The officials said that most of the systems and missiles used by China appear to be known to the United States and allies, so it was unclear how much more could be gleaned on their capabilities over the past few weeks.

Singapore-based security analyst Collin Koh said rather than weaponry, the drills offered a prime chance to monitor key Chinese elements - China's reformed Eastern Theatre Command, its Rocket Force and Strategic Support Force - operating together in a fully coordinated and integrated way.

"I fully expect the U.S. to be collecting from a full spectrum - signals, communications and electronic intelligence - it is just a too good opportunity to miss."

"When you collect this kind of data from the other side, it means you can figure out where the vulnerabilities are, and it helps you create your own counter and jamming systems," Koh told Reuters.

SHIPS, SUBMARINES, DRONES

The United States has kept at least four warships east of Taiwan, centred on the USS Reagan aircraft carrier, during the exercises. And while those ships wield a powerful strike threat, they also operate a vast surveillance capability above, across and under vast swathes of ocean.

Reuters confirmed the presence of the ships last week, and they remain around the Philippines Sea east of Taiwan, according to official Twitter feeds.

Less visibly, U.S., Japanese and Taiwanese submarines and advanced surveillance aircraft are likely to be involved in the intelligence operation as well, analysts and retired intelligence officers say.

For example, submarines can collect a warship's individual acoustic "signature" - vital data if a conflict is to ever break out.

Online trackers of aircraft and ships have also reported the presence of specialist electromagnetic intelligence gathering assets in the area, including powerful U.S. RC-135S Cobra Ball aircraft and a missile monitoring ship. Taiwan also launched its locally produced Albatross reconnaissance drones during the Chinese drills, according to video footage reviewed by Reuters.

The U.S. Indo-Pacific Command did not respond to Reuters questions on the deployment of intelligence gathering assets in the area.

The Chinese and Taiwanese defence ministries did not respond to Reuters' questions.

NO ACTIVE ADVERSARY

The two U.S. military officials said it would take time to digest any intelligence harvested.

While the drills appeared to show that Beijing was able to coordinate its military forces from air, land and sea, the exercises could only reveal so much since there wasn't an active adversary, they said.

"Things are easy when you're not being shot at," one of the officials said.

The officers pointed to Russia's actions in Crimea in 2014 and in Syria over the past few years, which allowed the United States to try and understand Moscow's military capabilities. The United States believed that Russian forces would be able to take Kyiv within two to three days, but their estimates were wrong.

So far, the Pentagon has not changed its assessment that China would be not be militarily capable of staging a successful invasion of Taiwan for five years. And the Pentagon's number three official said on Monday that despite Chinese exercises, the United States had not changed its view that China was unlikely to try and militarily seize Taiwan in the next two years.
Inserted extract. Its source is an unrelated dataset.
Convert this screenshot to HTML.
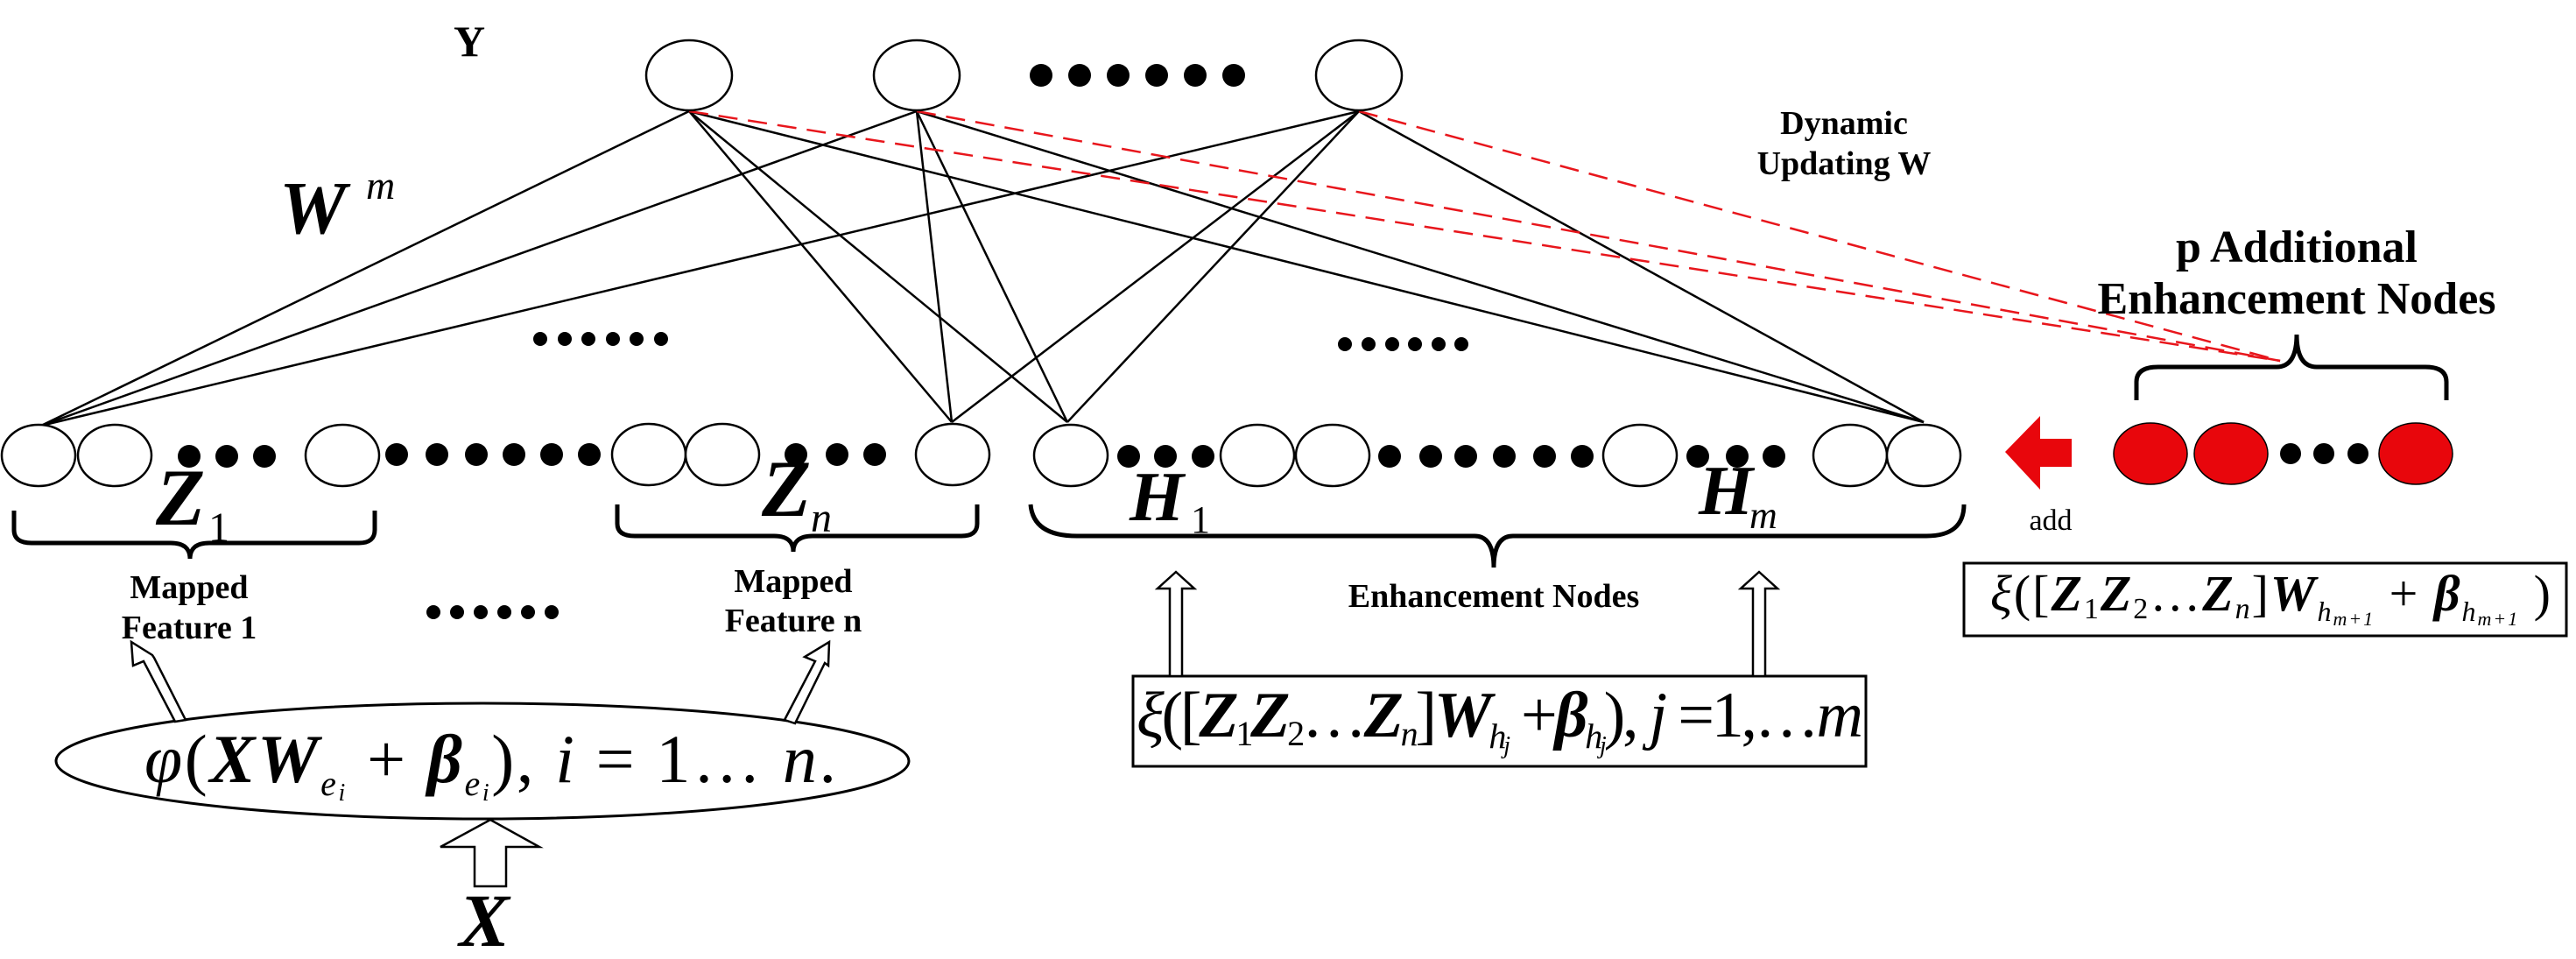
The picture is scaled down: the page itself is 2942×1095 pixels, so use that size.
<!DOCTYPE html>
<html><head><meta charset="utf-8"><style>
html,body{margin:0;padding:0;background:#fff;overflow:hidden}
svg{display:block}
text{font-family:"Liberation Serif",serif}
</style></head><body>
<svg width="2942" height="1095" viewBox="0 0 2942 1095" xmlns="http://www.w3.org/2000/svg">
<g stroke="#000" stroke-width="2.5" fill="none">
<line x1="787" y1="127" x2="47" y2="486"/>
<line x1="787" y1="127" x2="1087" y2="482"/>
<line x1="787" y1="127" x2="1219" y2="482"/>
<line x1="787" y1="127" x2="2197" y2="482"/>
<line x1="1047" y1="127" x2="47" y2="486"/>
<line x1="1047" y1="127" x2="1087" y2="482"/>
<line x1="1047" y1="127" x2="1219" y2="482"/>
<line x1="1047" y1="127" x2="2197" y2="482"/>
<line x1="1552" y1="127" x2="47" y2="486"/>
<line x1="1552" y1="127" x2="1087" y2="482"/>
<line x1="1552" y1="127" x2="1219" y2="482"/>
<line x1="1552" y1="127" x2="2197" y2="482"/>
</g>
<g stroke="#e8161c" stroke-width="2.5" fill="none" stroke-dasharray="22,12">
<line x1="787" y1="127" x2="2604" y2="412"/>
<line x1="1047" y1="127" x2="2604" y2="412"/>
<line x1="1552" y1="127" x2="2604" y2="412"/>
</g>
<g stroke="#000" stroke-width="2.5" fill="#fff">
<ellipse cx="787" cy="86" rx="49" ry="40"/>
<ellipse cx="1047" cy="86" rx="49" ry="40"/>
<ellipse cx="1552" cy="86" rx="49" ry="40"/>
</g>
<g fill="#000">
<circle cx="1189" cy="86" r="13"/><circle cx="1233" cy="86" r="13"/><circle cx="1277" cy="86" r="13"/><circle cx="1321" cy="86" r="13"/><circle cx="1365" cy="86" r="13"/><circle cx="1409" cy="86" r="13"/>
</g>
<g stroke="#000" stroke-width="2.5" fill="#fff">
<ellipse cx="44" cy="520" rx="42" ry="35"/>
<ellipse cx="131" cy="520" rx="42" ry="35"/>
<ellipse cx="391" cy="520" rx="42" ry="35"/>
<ellipse cx="741" cy="519" rx="42" ry="35"/>
<ellipse cx="825" cy="519" rx="42" ry="35"/>
<ellipse cx="1088" cy="519" rx="42" ry="35"/>
<ellipse cx="1223" cy="520" rx="42" ry="35"/>
<ellipse cx="1436" cy="520" rx="42" ry="35"/>
<ellipse cx="1522" cy="520" rx="42" ry="35"/>
<ellipse cx="1873" cy="520" rx="42" ry="35"/>
<ellipse cx="2113" cy="520" rx="42" ry="35"/>
<ellipse cx="2197" cy="520" rx="42" ry="35"/>
</g>
<g fill="#000">
<circle cx="216" cy="521" r="13"/><circle cx="259" cy="521" r="13"/><circle cx="302" cy="521" r="13"/>
<circle cx="453" cy="519" r="13"/><circle cx="499" cy="519" r="13"/><circle cx="544" cy="519" r="13"/><circle cx="587" cy="519" r="13"/><circle cx="630" cy="519" r="13"/><circle cx="673" cy="519" r="13"/>
<circle cx="909" cy="519" r="13"/><circle cx="956" cy="519" r="13"/><circle cx="999" cy="519" r="13"/>
<circle cx="1289" cy="521" r="13"/><circle cx="1331" cy="521" r="13"/><circle cx="1374" cy="521" r="13"/>
<circle cx="1587" cy="521" r="13"/><circle cx="1634" cy="521" r="13"/><circle cx="1674" cy="521" r="13"/><circle cx="1718" cy="521" r="13"/><circle cx="1764" cy="521" r="13"/><circle cx="1807" cy="521" r="13"/>
<circle cx="1939" cy="521" r="13"/><circle cx="1984" cy="521" r="13"/><circle cx="2026" cy="521" r="13"/>
<circle cx="617" cy="387" r="8"/><circle cx="645" cy="387" r="8"/><circle cx="672" cy="387" r="8"/><circle cx="700" cy="387" r="8"/><circle cx="727" cy="387" r="8"/><circle cx="755" cy="387" r="8"/>
<circle cx="1536" cy="393" r="8"/><circle cx="1563" cy="393" r="8"/><circle cx="1590" cy="393" r="8"/><circle cx="1616" cy="393" r="8"/><circle cx="1643" cy="393" r="8"/><circle cx="1669" cy="393" r="8"/>
<circle cx="495" cy="699" r="8"/><circle cx="522" cy="699" r="8"/><circle cx="549" cy="699" r="8"/><circle cx="576" cy="699" r="8"/><circle cx="603" cy="699" r="8"/><circle cx="630" cy="699" r="8"/>
</g>
<g fill="#e8060c" stroke="#000" stroke-width="1.5">
<ellipse cx="2456" cy="518" rx="42" ry="35"/>
<ellipse cx="2548" cy="518" rx="42" ry="35"/>
<ellipse cx="2759" cy="518" rx="42" ry="35"/>
</g>
<g fill="#000"><circle cx="2616" cy="518" r="12"/><circle cx="2654" cy="518" r="12"/><circle cx="2693" cy="518" r="12"/></g>
<polygon points="2290,516 2330,475 2330,501 2366,501 2366,533 2330,533 2330,559" fill="#e8060c"/>
<g stroke="#000" stroke-width="5" fill="none">
<path d="M16,583 V605 Q16,620 36,620 H195 Q217,620 217,638 Q217,620 239,620 H410 Q428,620 428,605 V583"/>
<path d="M705,576 V598 Q705,612 725,612 H884 Q906,612 906,630 Q906,612 928,612 H1098 Q1116,612 1116,598 V576"/>
<path d="M1177,576 Q1180,612 1230,612 H1684 Q1706,612 1706,648 Q1706,612 1728,612 H2200 Q2243,612 2243,576"/>
<path d="M2440,457 V436 Q2440,419 2465,419 H2600 Q2623,419 2623,382 Q2623,419 2646,419 H2770 Q2794,419 2794,436 V457"/>
</g>
<g stroke="#000" stroke-width="3" fill="none">
<rect x="1294" y="772" width="837" height="103"/>
<rect x="2243" y="643" width="688" height="83"/>
<ellipse cx="551" cy="869" rx="487" ry="66"/>
</g>
<g stroke="#000" stroke-width="2.5" fill="#fff">
<polygon points="1336,772 1336,672 1322,672 1343,653 1364,672 1350,672 1350,772"/>
<polygon points="2002,772 2002,672 1988,672 2009,653 2030,672 2016,672 2016,772"/>
<polygon points="542,1012 542,967 503,967 560,936 616,967 578,967 578,1012"/>
<polygon points="200,824 164,755 152,760 150,733 174,748 176,751 212,822"/>
<polygon points="896,822 931,755 919,750 947,733 946,760 942,757 908,826"/>
</g>
<g font-weight="bold" fill="#000">
<text x="536" y="64" font-size="50" text-anchor="middle">Y</text>
<text x="319" y="266" font-size="86" font-style="italic">W</text>
<text x="418" y="227" font-size="46" font-style="italic" font-weight="normal">m</text>
<text x="178" y="599" font-size="92" font-style="italic">Z</text>
<text x="238" y="618" font-size="48" font-weight="normal">1</text>
<text x="870" y="589" font-size="92" font-style="italic">Z</text>
<text x="926" y="607" font-size="48" font-style="italic" font-weight="normal">n</text>
<text x="1290" y="594" font-size="80" font-style="italic">H</text>
<text x="1360" y="608" font-size="44" font-weight="normal">1</text>
<text x="1940" y="587" font-size="80" font-style="italic">H</text>
<text x="1998" y="603" font-size="44" font-style="italic" font-weight="normal">m</text>
<text x="216" y="683" font-size="38" text-anchor="middle">Mapped</text>
<text x="216" y="729" font-size="38" text-anchor="middle">Feature 1</text>
<text x="906" y="676" font-size="38" text-anchor="middle">Mapped</text>
<text x="906" y="721" font-size="38" text-anchor="middle">Feature n</text>
<text x="1706" y="693" font-size="38" text-anchor="middle">Enhancement Nodes</text>
<text x="2106" y="153" font-size="38" text-anchor="middle">Dynamic</text>
<text x="2106" y="199" font-size="38" text-anchor="middle">Updating W</text>
<text x="2623" y="299" font-size="52" text-anchor="middle">p Additional</text>
<text x="2623" y="358" font-size="52" text-anchor="middle">Enhancement Nodes</text>
<text x="553" y="1080" font-size="86" font-style="italic" text-anchor="middle">X</text>
</g>
<text x="2342" y="605" font-size="34" text-anchor="middle">add</text>
<text x="165" y="893" font-size="78" font-style="italic" textLength="790">φ<tspan font-style="normal">(</tspan><tspan font-weight="bold">XW</tspan><tspan font-size="40" dy="15">e<tspan font-size="28" dy="6">i</tspan></tspan><tspan dy="-21" font-style="normal"> + </tspan><tspan font-weight="bold">β</tspan><tspan font-size="40" dy="15">e<tspan font-size="28" dy="6">i</tspan></tspan><tspan dy="-21" font-style="normal">), </tspan>i<tspan font-style="normal"> = 1… </tspan>n<tspan font-style="normal">.</tspan></text>
<text x="1298" y="841" font-size="74" font-style="italic" textLength="830">ξ<tspan font-style="normal">([</tspan><tspan font-weight="bold">Z</tspan><tspan font-size="40" dy="10" font-style="normal">1</tspan><tspan dy="-10" font-weight="bold">Z</tspan><tspan font-size="40" dy="10" font-style="normal">2</tspan><tspan dy="-10" font-style="normal">…</tspan><tspan font-weight="bold">Z</tspan><tspan font-size="40" dy="10">n</tspan><tspan dy="-10" font-style="normal">]</tspan><tspan font-weight="bold">W</tspan><tspan font-size="40" dy="13">h<tspan font-size="28" dy="6">j</tspan></tspan><tspan dy="-19" font-style="normal"> +</tspan><tspan font-weight="bold">β</tspan><tspan font-size="40" dy="13">h<tspan font-size="28" dy="6">j</tspan></tspan><tspan dy="-19" font-style="normal">), </tspan>j<tspan font-style="normal"> =1,…</tspan>m</text>
<text x="2273" y="697" font-size="58" font-style="italic" textLength="640">ξ<tspan font-style="normal">([</tspan><tspan font-weight="bold">Z</tspan><tspan font-size="34" dy="9" font-style="normal">1</tspan><tspan dy="-9" font-weight="bold">Z</tspan><tspan font-size="34" dy="9" font-style="normal">2</tspan><tspan dy="-9" font-style="normal">…</tspan><tspan font-weight="bold">Z</tspan><tspan font-size="34" dy="9">n</tspan><tspan dy="-9" font-style="normal">]</tspan><tspan font-weight="bold">W</tspan><tspan font-size="32" dy="12">h<tspan font-size="22" dy="5">m+1</tspan></tspan><tspan dy="-17" font-style="normal"> + </tspan><tspan font-weight="bold">β</tspan><tspan font-size="32" dy="12">h<tspan font-size="22" dy="5">m+1</tspan></tspan><tspan dy="-17" font-style="normal"> )</tspan></text>
</svg>
</body></html>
Trevor Hollingsbee, a former naval intelligence analyst with the British Defence Ministry, said that a key signals intelligence target would be the role of political commissars on ships - an unusual system of Communist Party control compared to Western militaries.

"They will be looking for any evidence that the double-headed command system of employing a political officer on Chinese warships has a detrimental and exploitable effect upon combat efficiency," Hollingsbee told Reuters.

A statement from China's Eastern Theatre Command on Tuesday highlighted precautions. It described early warning and jamming aircraft operating "under a complex electromagnetic environment to refine joint containment and control capabilities."

On another level, however, China's military chiefs might be unafraid of displaying their expertise in conducting such complex, integrated drills, some analysts believe.

"We got to observe and monitor a least a glimpse of how they look at doing that sort of thing," said Carl Schuster, a Hawaii-based military analyst and a former director of operations at the U.S. Pacific Command's joint intelligence centre.

"I think they wanted us to see it...I think they wanted us to know that this is not the PLA ... of even 10 years ago, they wanted us to know how far they had progressed."